The first people to be called cardinals, in the 6th century, were the deacons of the seven districts of Rome. The title was later extended to the most senior priests in the city’s parish churches and the bishops of the seven dioceses around Rome. It was not until much later that non-Italians were given the title and an equivalent status to the cardinals of Rome. Today, the cardinals fall into three main categories: archbishops of important sees around the world; senior Vatican officials, and distinguished (and invariably elderly) clerical intellectuals such as theologians. In honour of the origins of the title, members of the Sacred College are divided into cardinal–bishops, cardinal-priests and cardinal-deacons. But the hierarchy has little practical significance when it comes to choosing a pope (and popes must be chosen from among the cardinals). Pope Francis, for example, was a cardinal-priest.
Even though cardinals have precedence over other Catholic prelates, what they hold is more of a title than a rank. They nevertheless have two specific duties. Those under the age of 80 are entitled to take part in papal elections: so-called Conclaves. And cardinals of all ages are regarded as advisors to the pope, even if their importance in this respect has become increasingly random. Back in the 13th century, Innocent III conferred three times a week with his cardinals in a meeting known as a consistory. More recently, Popes have more often relied for advice on individual cardinals (usually members of the pontifical administration or Roman Curia) or others, like their secretaries, who were not even bishops, let alone cardinals.
Pope Francis seems to be edging towards a greater systematic consultation with his cardinals. In the two days before the ceremonial appointment of the latest ones, he is to hold a consistory at which he wants to get their views on the family.

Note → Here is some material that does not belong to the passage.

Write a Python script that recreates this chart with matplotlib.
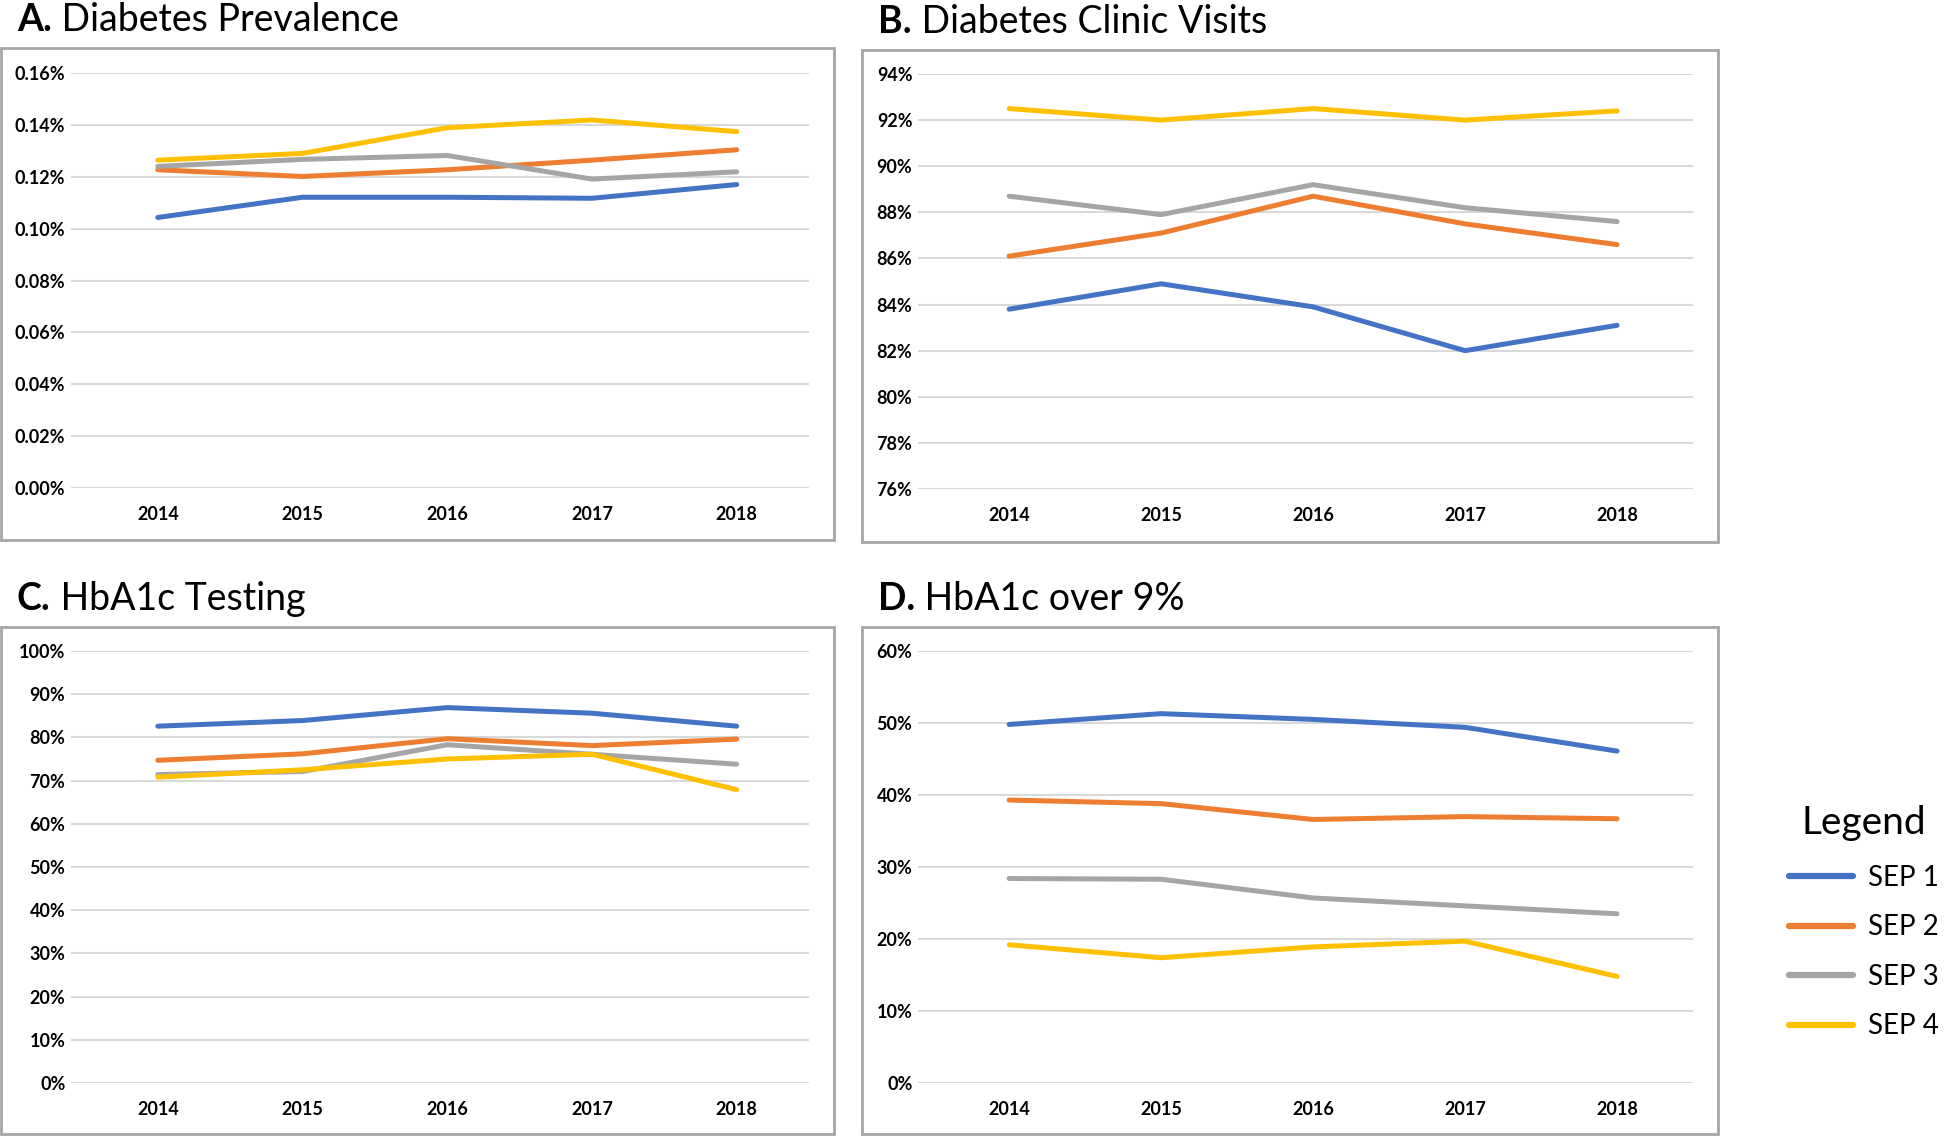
import matplotlib
matplotlib.use("Agg")
import matplotlib.pyplot as plt
from matplotlib.patches import Rectangle
from matplotlib.lines import Line2D
from matplotlib.ticker import FuncFormatter

plt.rcParams['font.family'] = ['Lato', 'DejaVu Sans']

years = ['2014', '2015', '2016', '2017', '2018']
series_names = ['SEP 1', 'SEP 2', 'SEP 3', 'SEP 4']
colors = ['#4472C4', '#ED7D31', '#A5A5A5', '#FFC000']

# A. Diabetes Prevalence (%)
prevalence = [
    [0.1043, 0.1121, 0.1121, 0.1117, 0.1170],
    [0.1227, 0.1201, 0.1227, 0.1264, 0.1304],
    [0.1240, 0.1267, 0.1282, 0.1191, 0.1219],
    [0.1264, 0.1290, 0.1389, 0.1419, 0.1374],
]
# B. Diabetes Clinic Visits (%)
clinic_visits = [
    [83.8, 84.9, 83.9, 82.0, 83.1],
    [86.1, 87.1, 88.7, 87.5, 86.6],
    [88.7, 87.9, 89.2, 88.2, 87.6],
    [92.5, 92.0, 92.5, 92.0, 92.4],
]
# C. HbA1c Testing (%)
hba1c_testing = [
    [82.6, 83.9, 86.9, 85.6, 82.6],
    [74.7, 76.2, 79.7, 78.1, 79.6],
    [71.4, 72.1, 78.3, 76.1, 73.8],
    [70.8, 72.5, 75.0, 76.1, 67.9],
]
# D. HbA1c over 9% (%)
hba1c_over9 = [
    [49.8, 51.3, 50.5, 49.4, 46.1],
    [39.3, 38.8, 36.6, 37.0, 36.7],
    [28.4, 28.3, 25.7, 24.6, 23.5],
    [19.2, 17.4, 18.9, 19.7, 14.8],
]

W, H = 1946, 1138
fig = plt.figure(figsize=(W / 100, H / 100), dpi=100)


def px_axes(x0, y0, x1, y1):
    return fig.add_axes([x0 / W, 1 - y1 / H, (x1 - x0) / W, (y1 - y0) / H])


def frame(x0, y0, x1, y1):
    fig.patches.append(Rectangle((x0 / W, 1 - y1 / H), (x1 - x0) / W, (y1 - y0) / H,
                                 transform=fig.transFigure, fill=False,
                                 edgecolor='#A6A6A6', linewidth=2))


def title(x, y, letter, rest):
    r = fig.canvas.get_renderer()
    t = fig.text(x / W, 1 - y / H, letter, fontsize=27, fontweight='bold', va='center')
    bb = t.get_window_extent(renderer=r)
    fig.text(bb.x1 / W, 1 - y / H, ' ' + rest, fontsize=27, va='center')


panels = [
    (prevalence, 'A.', 'Diabetes Prevalence', (1, 48, 834, 540), (71, 73, 809, 488),
     (0, 0.16, 0.02), lambda v, p: f'{v:.2f}%'),
    (clinic_visits, 'B.', 'Diabetes Clinic Visits', (862, 50, 1718, 542), (918, 74, 1693, 489),
     (76, 94, 2), lambda v, p: f'{v:.0f}%'),
    (hba1c_testing, 'C.', 'HbA1c Testing', (1, 627, 834, 1134), (71, 651, 809, 1083),
     (0, 100, 10), lambda v, p: f'{v:.0f}%'),
    (hba1c_over9, 'D.', 'HbA1c over 9%', (862, 627, 1718, 1134), (918, 651, 1693, 1083),
     (0, 60, 10), lambda v, p: f'{v:.0f}%'),
]

for data, letter, name, fr, ax_box, (lo, hi, step), fmt in panels:
    frame(*fr)
    title(fr[0] + 16, fr[1] - 28, letter, name)
    ax = px_axes(*ax_box)
    for vals, c, lab in zip(data, colors, series_names):
        ax.plot(range(len(years)), vals, color=c, linewidth=3.6,
                solid_capstyle='round', solid_joinstyle='round', label=lab)
    ax.set_xlim(-0.6, 4.5)
    ax.set_ylim(lo, hi)
    n = int(round((hi - lo) / step))
    ax.set_yticks([lo + i * step for i in range(n + 1)])
    ax.yaxis.set_major_formatter(FuncFormatter(fmt))
    ax.set_xticks(range(len(years)))
    ax.set_xticklabels(years)
    ax.grid(axis='y', color='#D9D9D9', linewidth=1.5)
    ax.set_axisbelow(True)
    for s in ax.spines.values():
        s.set_visible(False)
    ax.tick_params(length=0)
    ax.tick_params(axis='y', pad=4)
    ax.tick_params(axis='x', pad=13)
    for lbl in ax.get_xticklabels() + ax.get_yticklabels():
        lbl.set_fontsize(13)
        lbl.set_fontweight('bold')
    ax.patch.set_alpha(0)

handles = [Line2D([], [], color=c, linewidth=4.5, solid_capstyle='round') for c in colors]
leg = fig.legend(handles, series_names, title='Legend', loc='upper left',
                 bbox_to_anchor=(1764 / W, 1 - 780 / H), frameon=False,
                 fontsize=20, title_fontsize=28, handlelength=2.3,
                 handletextpad=0.55, labelspacing=0.85)

fig.savefig('out.png', dpi=100)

He has also created a new body of eight cardinals whose task is to draw up a plan for the reform of the Roman Curia. All but one is an archdiocesan cardinal from outside Italy. Nicknamed the pope’s G8, the new commission was seen in Rome as a way of circumventing the traditionally reactionary Vatican bureaucracy and counterbalancing the dominance of Italians both within the bureaucracy and the Sacred College. Under the traditionally minded Pope Benedict, the proportion of Italian cardinals returned to the level of the late 1970s. His successor has begun to redress the balance: 14 of his 19 new appointees are from outside Italy. He is anxious that, wherever they come from, their appointments should not go to their heads. In fact he wrote them a letter to tell them that becoming a cardinal “did not signify a promotion, an honour nor a decoration: it is simply a service that demands a broader vision and a bigger heart.”